Monitoring and Reporting

1. Real-Time Load Monitoring

-- monitor_sqlloader.sql
-- Monitor SQL*Loader sessions in real-time

-- Current SQL*Loader sessions
SELECT s.sid, s.serial#, s.username, s.program,
       s.status, s.logon_time,
       st.value/1024/1024 mb_processed
FROM v$session s, v$sesstat st, v$statname sn
WHERE s.sid = st.sid
AND st.statistic# = sn.statistic#
AND sn.name = 'bytes received via SQL*Net from client'
AND s.program LIKE '%sqlldr%'
ORDER BY st.value DESC;

-- I/O activity for loading sessions
SELECT s.sid, s.program,
       i.physical_reads, i.physical_writes,
       i.logical_reads
FROM v$session s, v$sess_io i
WHERE s.sid = i.sid
AND s.program LIKE '%sqlldr%';

-- Current long operations
SELECT sid, opname, target, sofar, totalwork,
       ROUND(sofar/totalwork*100,2) pct_complete,
       time_remaining/60 mins_remaining
FROM v$session_longops
WHERE opname LIKE '%SQL*Loader%'
AND sofar <> totalwork;

2. Comprehensive Load Reporting

#!/bin/bash
# Generate comprehensive loading report

LOG_FILE=$1
REPORT_FILE="load_report_$(date +%Y%m%d_%H%M%S).html"
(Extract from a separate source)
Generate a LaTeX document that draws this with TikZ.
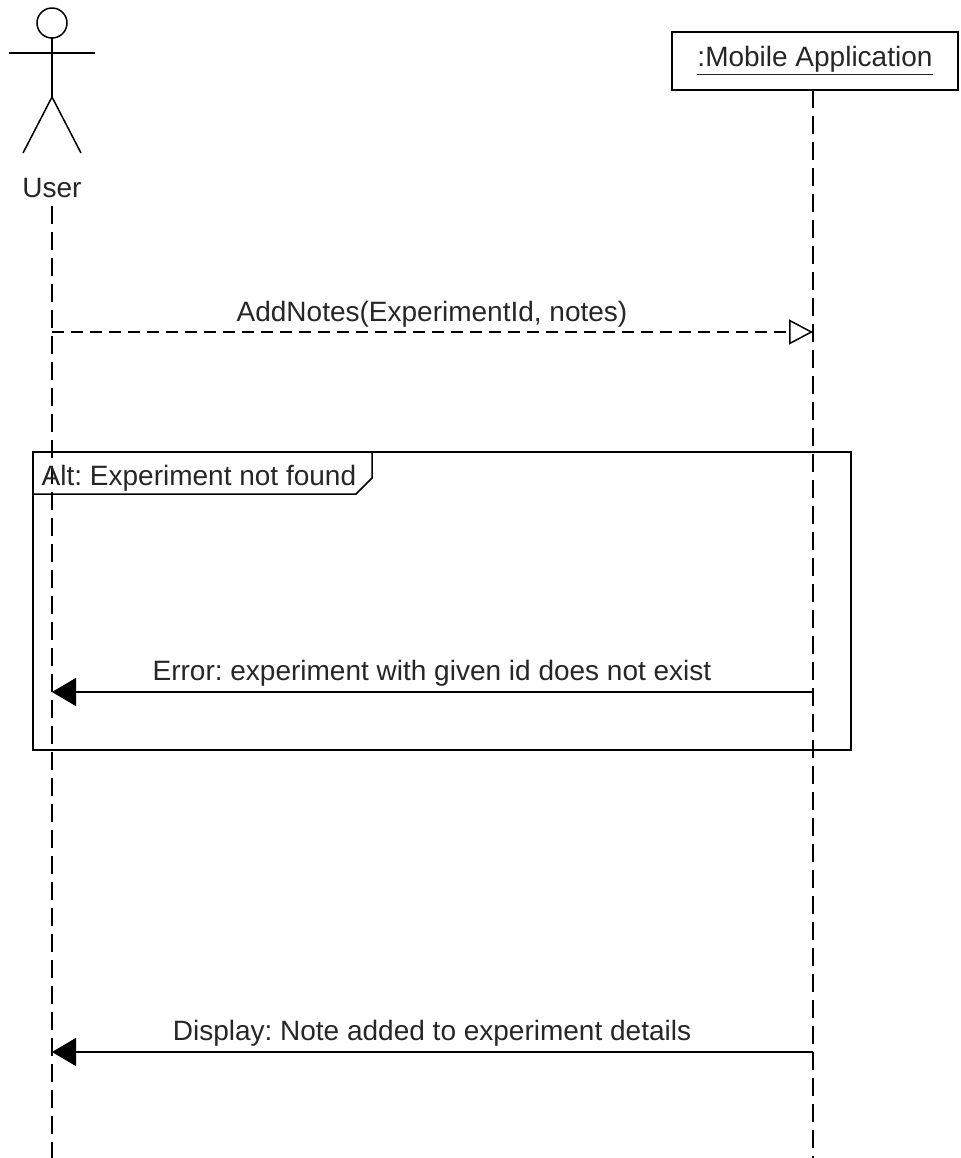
\documentclass[tikz,border=0pt]{standalone}
\usepackage{fontspec}
\setmainfont{Liberation Sans}
\usetikzlibrary{arrows.meta}
\frenchspacing
\begin{document}
\begin{tikzpicture}[x=0.5pt,y=-0.5pt,
  line width=0.75pt,
  every node/.style={font=\fontsize{14}{16}\selectfont, inner sep=0pt, text=black!85},
  lifeline/.style={dash pattern=on 9pt off 4pt},
  asyncmsg/.style={dash pattern=on 6pt off 3.5pt, -{Triangle[open, length=12pt, width=12.5pt]}},
  syncmsg/.style={-{Triangle[length=12pt, width=14pt]}},
  msglabel/.style={anchor=center},
  objbox/.style={draw, minimum width=143pt, minimum height=29pt, inner sep=0pt}]
\useasboundingbox (0,0) rectangle (961,1158);

% actor "User"
\coordinate (head) at (52,23);
\coordinate (neck) at (52,38);
\coordinate (hip) at (52,97);
\coordinate (armL) at (9,53);
\coordinate (armR) at (95,53);
\coordinate (footL) at (23,153);
\coordinate (footR) at (81,153);
\draw (head) circle[radius=7.5pt];
\draw (neck) -- (hip);
\draw (armL) -- (armR);
\draw (footL) -- (hip) -- (footR);
\node (user) at (52,188) {User};

% object box
\node[objbox] (app) at (815,61) {\underline{:Mobile Application}};

% lifelines
\coordinate (userTop) at (52,206);
\coordinate (userEnd) at (52,1158);
\coordinate (appTop) at (813,90);
\coordinate (appEnd) at (813,1158);
\draw[lifeline] (userTop) -- (userEnd);
\draw[lifeline] (appTop) -- (appEnd);

% message 1 (asynchronous)
\coordinate (m1s) at (52,332);
\coordinate (m1e) at (813,332);
\draw[asyncmsg] (m1s) -- (m1e);
\node[msglabel] (m1l) at (432,314) {AddNotes(ExperimentId, notes)};

% alt fragment
\coordinate (fTL) at (33,452);
\coordinate (fBR) at (851,750);
\draw (fTL) rectangle (fBR);
\coordinate (tabA) at (33,494);
\coordinate (tabB) at (356,494);
\coordinate (tabC) at (372,478);
\coordinate (tabD) at (372,452);
\draw (tabA) -- (tabB) -- (tabC) -- (tabD);
\node[anchor=west] (altl) at (41,478) {Alt: Experiment not found};

% message 2
\coordinate (m2s) at (813,692);
\coordinate (m2e) at (52,692);
\draw[syncmsg] (m2s) -- (m2e);
\node[msglabel] (m2l) at (432,673) {Error: experiment with given id does not exist};

% message 3
\coordinate (m3s) at (813,1052);
\coordinate (m3e) at (52,1052);
\draw[syncmsg] (m3s) -- (m3e);
\node[msglabel] (m3l) at (432,1033) {Display: Note added to experiment details};
\end{tikzpicture}
\end{document}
if [ -z "$LOG_FILE" ]; then
    echo "Usage: $0 <sqlloader_log_file>"
    exit 1
fi

# Generate HTML report
cat > $REPORT_FILE << EOF
<!DOCTYPE html>
<html>
<head>
    <title>SQL*Loader Report</title>
    <style>
        body { font-family: Arial, sans-serif; margin: 20px; }
        table { border-collapse: collapse; width: 100%; }
        th, td { border: 1px solid #ddd; padding: 8px; text-align: left; }
        th { background-color: #f2f2f2; }
        .success { color: green; }
        .error { color: red; }
        .warning { color: orange; }
    </style>
</head>
<body>
    <h1>SQL*Loader Report</h1>
    <h2>Load Summary</h2>
    <table>
EOF

# Extract key metrics from log file
TOTAL_RECORDS=$(grep -o "[0-9]* Records loaded" $LOG_FILE | awk '{print $1}')
REJECTED_RECORDS=$(grep -o "[0-9]* Records rejected" $LOG_FILE | awk '{print $1}')
DISCARDED_RECORDS=$(grep -o "[0-9]* Records discarded" $LOG_FILE | awk '{print $1}')
ELAPSED_TIME=$(grep -o "Elapsed time was: [^$]*" $LOG_FILE | cut -d: -f2-)

# Add metrics to report
cat >> $REPORT_FILE << EOF
        <tr><td>Total Records Loaded</td><td class="success">${TOTAL_RECORDS:-0}</td></tr>
        <tr><td>Records Rejected</td><td class="error">${REJECTED_RECORDS:-0}</td></tr>
        <tr><td>Records Discarded</td><td class="warning">${DISCARDED_RECORDS:-0}</td></tr>
        <tr><td>Elapsed Time</td><td>${ELAPSED_TIME:-Unknown}</td></tr>
    </table>

    <h2>Errors</h2>
    <pre>
EOF

# Add error details
grep "ORA-" $LOG_FILE >> $REPORT_FILE 2>/dev/null || echo "No errors found" >> $REPORT_FILE

cat >> $REPORT_FILE << EOF
    </pre>
</body>
</html>
EOF

echo "Report generated: $REPORT_FILE"

Best Practices for Advanced Loading

1. Performance Checklist

#!/bin/bash
# Verify optimal configuration for large loads

echo "SQL*Loader Performance Checklist"
echo "================================"

# Check available memory
TOTAL_MEM=$(free -g | awk '/^Mem:/{print $2}')
echo "Available Memory: ${TOTAL_MEM}GB"

# Check CPU cores
CPU_CORES=$(nproc)
echo "CPU Cores: $CPU_CORES"

# Check I/O subsystem
echo "I/O Performance Test:"
dd if=/dev/zero of=/tmp/testfile bs=1G count=1 oflag=direct 2>&1 | grep copied

# Database checks
sqlplus -s / as sysdba << EOF
SET PAGESIZE 0 FEEDBACK OFF

-- SGA settings
SELECT 'SGA Target: ' || value/1024/1024 || 'MB' FROM v\$parameter WHERE name = 'sga_target';
SELECT 'Large Pool: ' || value/1024/1024 || 'MB' FROM v\$parameter WHERE name = 'large_pool_size';

-- Process settings
SELECT 'Processes: ' || value FROM v\$parameter WHERE name = 'processes';
SELECT 'DB Writer Processes: ' || value FROM v\$parameter WHERE name = 'db_writer_processes';

-- Archive mode
SELECT 'Archive Mode: ' || log_mode FROM v\$database;
EOF

echo "Recommendations:"
echo "- Use direct=true for tables > 1M rows"
echo "- Set parallel=true for multi-CPU systems"
echo "- Increase bindsize and readsize for large files"
echo "- Disable unnecessary constraints and indexes"
echo "- Consider NOLOGGING for temporary data"

This advanced guide provides sophisticated techniques for handling complex SQL*Loader scenarios in production environments.